** start Data entries **
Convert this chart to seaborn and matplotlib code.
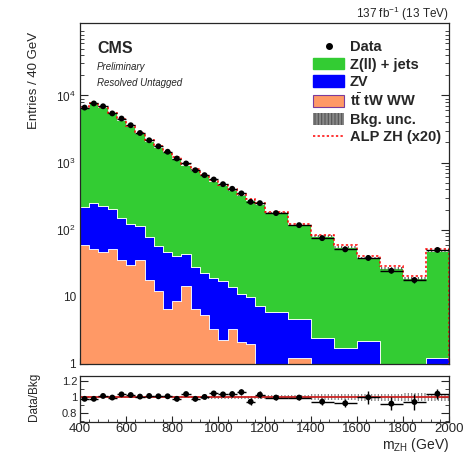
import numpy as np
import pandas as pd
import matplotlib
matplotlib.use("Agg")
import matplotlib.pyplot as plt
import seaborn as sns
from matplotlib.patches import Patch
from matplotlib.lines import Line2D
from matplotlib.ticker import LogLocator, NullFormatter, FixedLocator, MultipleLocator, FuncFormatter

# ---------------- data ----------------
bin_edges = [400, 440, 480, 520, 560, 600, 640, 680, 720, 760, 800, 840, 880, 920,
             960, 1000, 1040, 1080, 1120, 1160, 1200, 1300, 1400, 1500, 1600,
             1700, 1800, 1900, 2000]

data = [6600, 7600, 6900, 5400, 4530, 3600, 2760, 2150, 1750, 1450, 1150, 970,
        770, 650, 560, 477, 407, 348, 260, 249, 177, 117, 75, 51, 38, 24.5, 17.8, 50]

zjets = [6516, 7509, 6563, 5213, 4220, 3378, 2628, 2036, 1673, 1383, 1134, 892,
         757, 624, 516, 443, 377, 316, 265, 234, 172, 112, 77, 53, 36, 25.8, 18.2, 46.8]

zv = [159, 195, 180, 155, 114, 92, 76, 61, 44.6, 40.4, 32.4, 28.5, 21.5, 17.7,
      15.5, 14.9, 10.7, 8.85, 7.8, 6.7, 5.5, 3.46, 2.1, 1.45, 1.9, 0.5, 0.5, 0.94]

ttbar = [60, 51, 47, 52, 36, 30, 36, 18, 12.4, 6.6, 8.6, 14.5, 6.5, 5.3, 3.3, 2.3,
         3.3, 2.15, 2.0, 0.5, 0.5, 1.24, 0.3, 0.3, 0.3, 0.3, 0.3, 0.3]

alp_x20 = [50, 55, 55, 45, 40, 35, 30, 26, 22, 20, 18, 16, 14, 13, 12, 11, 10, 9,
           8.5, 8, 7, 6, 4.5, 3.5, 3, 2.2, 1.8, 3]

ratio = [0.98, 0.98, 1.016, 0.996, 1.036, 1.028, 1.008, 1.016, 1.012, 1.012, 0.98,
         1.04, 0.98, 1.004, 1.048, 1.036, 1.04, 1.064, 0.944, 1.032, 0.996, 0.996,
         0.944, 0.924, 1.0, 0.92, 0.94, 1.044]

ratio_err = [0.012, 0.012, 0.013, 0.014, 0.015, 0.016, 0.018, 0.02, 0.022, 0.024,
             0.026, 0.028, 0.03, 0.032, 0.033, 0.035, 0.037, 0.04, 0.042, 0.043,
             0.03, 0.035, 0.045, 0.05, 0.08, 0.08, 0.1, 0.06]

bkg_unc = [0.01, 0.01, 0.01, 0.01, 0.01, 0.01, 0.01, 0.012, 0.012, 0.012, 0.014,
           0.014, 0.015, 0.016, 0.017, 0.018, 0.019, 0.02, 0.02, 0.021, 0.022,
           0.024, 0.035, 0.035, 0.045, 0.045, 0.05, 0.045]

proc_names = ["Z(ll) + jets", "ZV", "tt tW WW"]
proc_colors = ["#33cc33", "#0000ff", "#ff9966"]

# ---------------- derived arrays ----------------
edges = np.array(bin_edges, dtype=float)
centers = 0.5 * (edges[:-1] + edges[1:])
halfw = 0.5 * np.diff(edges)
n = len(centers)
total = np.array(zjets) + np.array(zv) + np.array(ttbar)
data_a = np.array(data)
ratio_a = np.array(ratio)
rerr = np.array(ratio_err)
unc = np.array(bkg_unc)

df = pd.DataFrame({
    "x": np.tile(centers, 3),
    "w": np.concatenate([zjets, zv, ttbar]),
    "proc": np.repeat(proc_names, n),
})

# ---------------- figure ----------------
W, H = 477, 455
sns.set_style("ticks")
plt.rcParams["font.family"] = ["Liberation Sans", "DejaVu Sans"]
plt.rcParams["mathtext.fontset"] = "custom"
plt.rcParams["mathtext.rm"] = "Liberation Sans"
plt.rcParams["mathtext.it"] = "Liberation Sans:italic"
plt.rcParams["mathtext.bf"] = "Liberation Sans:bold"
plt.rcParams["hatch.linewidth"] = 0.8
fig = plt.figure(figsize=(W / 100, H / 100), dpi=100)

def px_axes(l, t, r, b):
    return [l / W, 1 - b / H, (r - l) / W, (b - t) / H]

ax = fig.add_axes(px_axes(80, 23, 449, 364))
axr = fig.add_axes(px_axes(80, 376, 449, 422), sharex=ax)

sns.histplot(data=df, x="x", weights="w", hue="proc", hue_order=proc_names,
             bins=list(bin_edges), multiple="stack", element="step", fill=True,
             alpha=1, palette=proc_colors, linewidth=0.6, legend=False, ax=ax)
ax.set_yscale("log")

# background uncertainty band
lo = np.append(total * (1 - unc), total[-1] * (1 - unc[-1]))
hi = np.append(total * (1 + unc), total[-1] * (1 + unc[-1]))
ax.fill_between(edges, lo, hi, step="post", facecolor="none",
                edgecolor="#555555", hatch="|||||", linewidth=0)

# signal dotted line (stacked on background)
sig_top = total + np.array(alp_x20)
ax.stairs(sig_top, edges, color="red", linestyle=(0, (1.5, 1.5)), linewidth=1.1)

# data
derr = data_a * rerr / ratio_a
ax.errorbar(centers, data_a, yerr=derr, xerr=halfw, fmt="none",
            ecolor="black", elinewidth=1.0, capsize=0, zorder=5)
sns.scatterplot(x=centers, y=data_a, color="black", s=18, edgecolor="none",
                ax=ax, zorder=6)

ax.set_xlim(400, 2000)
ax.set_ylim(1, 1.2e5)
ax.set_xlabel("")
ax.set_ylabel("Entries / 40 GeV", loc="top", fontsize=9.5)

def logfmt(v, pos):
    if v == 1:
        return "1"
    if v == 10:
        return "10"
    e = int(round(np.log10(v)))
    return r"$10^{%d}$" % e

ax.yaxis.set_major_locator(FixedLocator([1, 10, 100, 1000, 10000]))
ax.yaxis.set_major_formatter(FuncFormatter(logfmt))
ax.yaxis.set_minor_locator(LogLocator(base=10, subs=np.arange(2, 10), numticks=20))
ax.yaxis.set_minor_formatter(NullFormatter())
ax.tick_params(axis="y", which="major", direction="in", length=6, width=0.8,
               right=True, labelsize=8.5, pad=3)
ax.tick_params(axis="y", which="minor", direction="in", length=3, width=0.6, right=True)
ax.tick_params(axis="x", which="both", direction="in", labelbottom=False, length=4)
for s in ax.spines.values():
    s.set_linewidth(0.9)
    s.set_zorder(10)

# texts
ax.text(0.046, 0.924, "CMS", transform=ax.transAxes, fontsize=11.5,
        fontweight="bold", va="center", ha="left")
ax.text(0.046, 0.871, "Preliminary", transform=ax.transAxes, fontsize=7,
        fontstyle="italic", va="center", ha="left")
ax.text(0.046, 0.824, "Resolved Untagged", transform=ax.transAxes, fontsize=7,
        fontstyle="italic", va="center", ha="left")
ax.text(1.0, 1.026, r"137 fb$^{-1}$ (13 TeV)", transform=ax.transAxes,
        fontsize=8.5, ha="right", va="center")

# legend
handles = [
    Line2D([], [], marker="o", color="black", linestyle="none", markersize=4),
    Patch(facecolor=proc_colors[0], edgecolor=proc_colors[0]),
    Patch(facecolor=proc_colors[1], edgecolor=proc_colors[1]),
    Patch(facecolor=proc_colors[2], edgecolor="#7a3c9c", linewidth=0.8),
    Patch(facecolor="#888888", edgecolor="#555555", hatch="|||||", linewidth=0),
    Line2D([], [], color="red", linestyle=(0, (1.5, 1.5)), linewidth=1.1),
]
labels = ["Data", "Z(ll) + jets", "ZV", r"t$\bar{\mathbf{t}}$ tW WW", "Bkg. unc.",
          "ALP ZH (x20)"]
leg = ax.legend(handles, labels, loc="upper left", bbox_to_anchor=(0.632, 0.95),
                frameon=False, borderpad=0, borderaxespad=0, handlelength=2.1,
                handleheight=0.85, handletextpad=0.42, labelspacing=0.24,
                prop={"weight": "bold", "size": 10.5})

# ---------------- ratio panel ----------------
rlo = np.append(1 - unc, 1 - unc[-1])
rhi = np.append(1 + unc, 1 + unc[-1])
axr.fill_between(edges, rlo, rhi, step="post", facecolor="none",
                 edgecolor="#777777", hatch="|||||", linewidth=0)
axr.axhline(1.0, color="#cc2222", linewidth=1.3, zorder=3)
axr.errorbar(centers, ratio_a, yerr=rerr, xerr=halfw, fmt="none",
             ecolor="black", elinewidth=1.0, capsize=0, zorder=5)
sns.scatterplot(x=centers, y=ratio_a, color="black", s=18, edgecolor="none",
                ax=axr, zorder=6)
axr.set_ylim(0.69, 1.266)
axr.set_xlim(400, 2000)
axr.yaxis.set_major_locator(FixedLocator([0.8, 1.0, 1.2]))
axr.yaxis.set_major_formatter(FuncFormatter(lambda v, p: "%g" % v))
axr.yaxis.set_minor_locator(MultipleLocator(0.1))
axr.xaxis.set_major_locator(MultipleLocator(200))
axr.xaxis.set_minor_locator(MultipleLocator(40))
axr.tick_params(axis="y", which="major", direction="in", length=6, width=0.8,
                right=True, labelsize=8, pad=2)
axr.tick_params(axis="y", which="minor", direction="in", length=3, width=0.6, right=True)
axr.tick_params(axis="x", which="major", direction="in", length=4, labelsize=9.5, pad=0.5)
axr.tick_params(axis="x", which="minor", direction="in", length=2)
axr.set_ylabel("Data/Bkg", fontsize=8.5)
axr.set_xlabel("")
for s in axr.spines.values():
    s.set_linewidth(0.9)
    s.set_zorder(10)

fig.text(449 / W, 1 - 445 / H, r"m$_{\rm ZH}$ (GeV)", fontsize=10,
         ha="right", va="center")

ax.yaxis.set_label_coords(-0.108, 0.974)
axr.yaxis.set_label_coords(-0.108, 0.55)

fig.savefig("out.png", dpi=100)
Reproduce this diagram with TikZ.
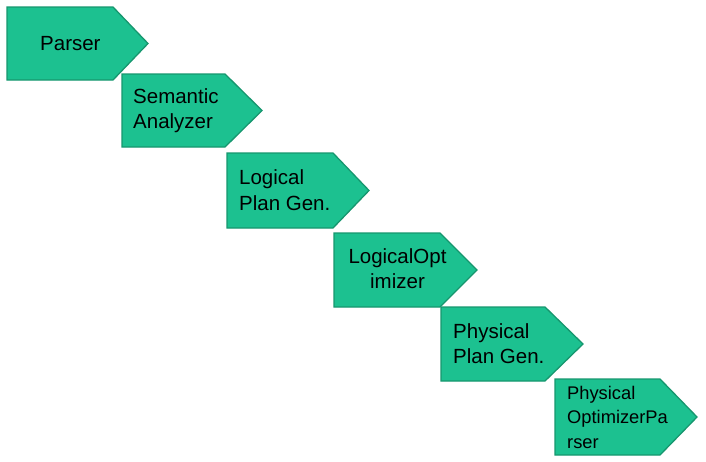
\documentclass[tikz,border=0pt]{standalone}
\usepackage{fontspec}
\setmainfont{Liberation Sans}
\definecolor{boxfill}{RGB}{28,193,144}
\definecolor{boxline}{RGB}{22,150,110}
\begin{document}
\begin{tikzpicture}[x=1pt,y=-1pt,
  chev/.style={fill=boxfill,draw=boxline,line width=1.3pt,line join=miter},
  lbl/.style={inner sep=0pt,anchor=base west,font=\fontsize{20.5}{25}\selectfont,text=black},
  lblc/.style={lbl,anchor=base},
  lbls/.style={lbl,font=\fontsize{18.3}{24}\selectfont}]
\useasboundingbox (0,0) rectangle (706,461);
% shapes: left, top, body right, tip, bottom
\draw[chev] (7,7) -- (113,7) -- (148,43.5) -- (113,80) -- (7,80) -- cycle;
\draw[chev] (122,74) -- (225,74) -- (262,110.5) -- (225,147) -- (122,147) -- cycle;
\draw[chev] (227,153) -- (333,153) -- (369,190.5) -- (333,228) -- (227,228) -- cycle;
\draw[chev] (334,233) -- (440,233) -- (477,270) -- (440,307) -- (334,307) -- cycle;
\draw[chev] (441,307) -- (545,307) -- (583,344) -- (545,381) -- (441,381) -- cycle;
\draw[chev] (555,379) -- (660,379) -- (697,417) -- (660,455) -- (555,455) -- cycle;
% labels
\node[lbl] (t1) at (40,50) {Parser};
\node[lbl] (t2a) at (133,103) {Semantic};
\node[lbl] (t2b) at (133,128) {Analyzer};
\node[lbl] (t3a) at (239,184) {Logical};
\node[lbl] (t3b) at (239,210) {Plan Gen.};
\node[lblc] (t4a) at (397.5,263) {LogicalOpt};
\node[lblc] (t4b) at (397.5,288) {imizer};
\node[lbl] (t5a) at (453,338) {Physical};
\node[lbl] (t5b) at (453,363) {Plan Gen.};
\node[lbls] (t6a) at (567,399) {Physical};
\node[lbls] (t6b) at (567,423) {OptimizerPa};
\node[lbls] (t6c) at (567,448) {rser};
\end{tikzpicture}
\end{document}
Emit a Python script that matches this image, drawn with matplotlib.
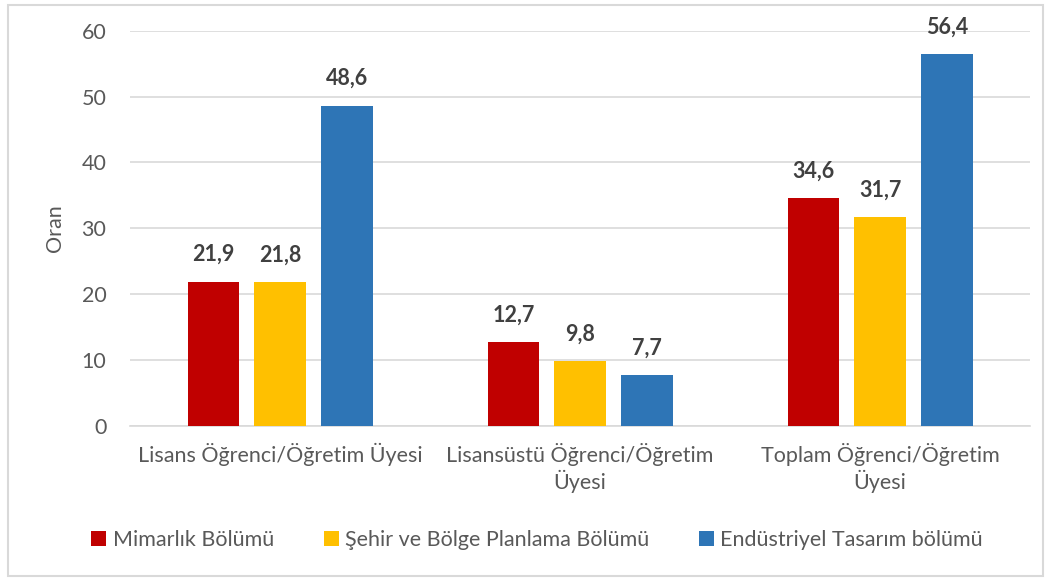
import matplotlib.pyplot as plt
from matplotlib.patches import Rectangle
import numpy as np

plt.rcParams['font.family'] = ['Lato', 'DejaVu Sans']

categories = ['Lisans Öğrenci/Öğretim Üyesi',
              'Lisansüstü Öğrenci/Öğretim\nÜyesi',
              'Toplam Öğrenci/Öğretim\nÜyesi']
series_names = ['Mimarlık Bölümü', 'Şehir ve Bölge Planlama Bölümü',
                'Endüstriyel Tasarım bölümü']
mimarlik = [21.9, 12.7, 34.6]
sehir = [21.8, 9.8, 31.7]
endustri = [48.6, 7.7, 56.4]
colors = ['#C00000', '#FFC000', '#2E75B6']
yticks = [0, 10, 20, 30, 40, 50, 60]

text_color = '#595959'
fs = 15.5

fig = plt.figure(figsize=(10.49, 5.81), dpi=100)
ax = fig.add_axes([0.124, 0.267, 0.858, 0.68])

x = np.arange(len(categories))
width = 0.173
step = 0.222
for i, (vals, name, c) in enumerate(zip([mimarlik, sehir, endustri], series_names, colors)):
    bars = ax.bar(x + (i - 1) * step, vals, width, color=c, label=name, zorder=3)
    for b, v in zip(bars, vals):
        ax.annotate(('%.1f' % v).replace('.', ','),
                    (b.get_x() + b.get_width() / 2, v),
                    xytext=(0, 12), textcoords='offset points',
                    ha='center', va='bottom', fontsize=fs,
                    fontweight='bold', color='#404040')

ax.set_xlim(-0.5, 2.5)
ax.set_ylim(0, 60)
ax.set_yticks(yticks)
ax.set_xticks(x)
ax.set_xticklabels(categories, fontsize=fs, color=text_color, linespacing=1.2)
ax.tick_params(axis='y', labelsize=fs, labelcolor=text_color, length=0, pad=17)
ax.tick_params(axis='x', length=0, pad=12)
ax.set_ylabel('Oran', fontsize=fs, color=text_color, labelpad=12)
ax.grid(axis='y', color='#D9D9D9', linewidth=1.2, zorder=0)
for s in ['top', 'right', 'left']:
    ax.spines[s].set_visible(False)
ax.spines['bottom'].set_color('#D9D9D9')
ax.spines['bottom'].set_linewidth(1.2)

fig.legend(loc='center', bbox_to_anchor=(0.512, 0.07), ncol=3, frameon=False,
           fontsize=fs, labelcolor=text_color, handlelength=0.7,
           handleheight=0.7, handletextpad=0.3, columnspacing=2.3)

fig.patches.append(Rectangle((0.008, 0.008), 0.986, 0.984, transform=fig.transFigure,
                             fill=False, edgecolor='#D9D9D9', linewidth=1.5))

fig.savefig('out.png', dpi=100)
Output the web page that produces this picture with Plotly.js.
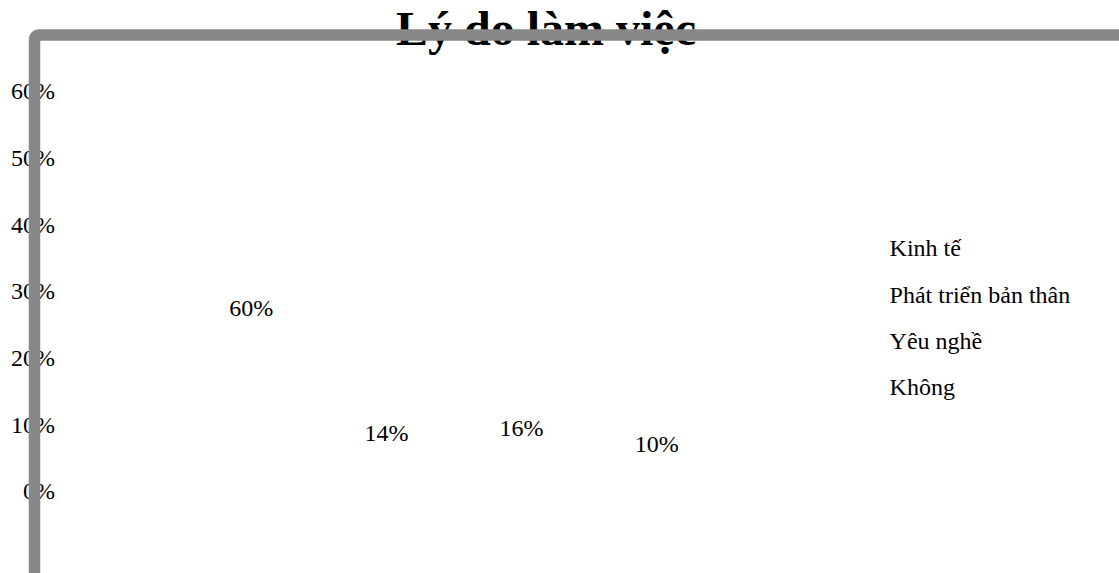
** end Data entries **
Reproduce each line from the records that contains the word "this".

Task result >>
Convert this chart to seaborn and matplotlib code.
Reproduce this diagram with TikZ.
Emit a Python script that matches this image, drawn with matplotlib.
Output the web page that produces this picture with Plotly.js.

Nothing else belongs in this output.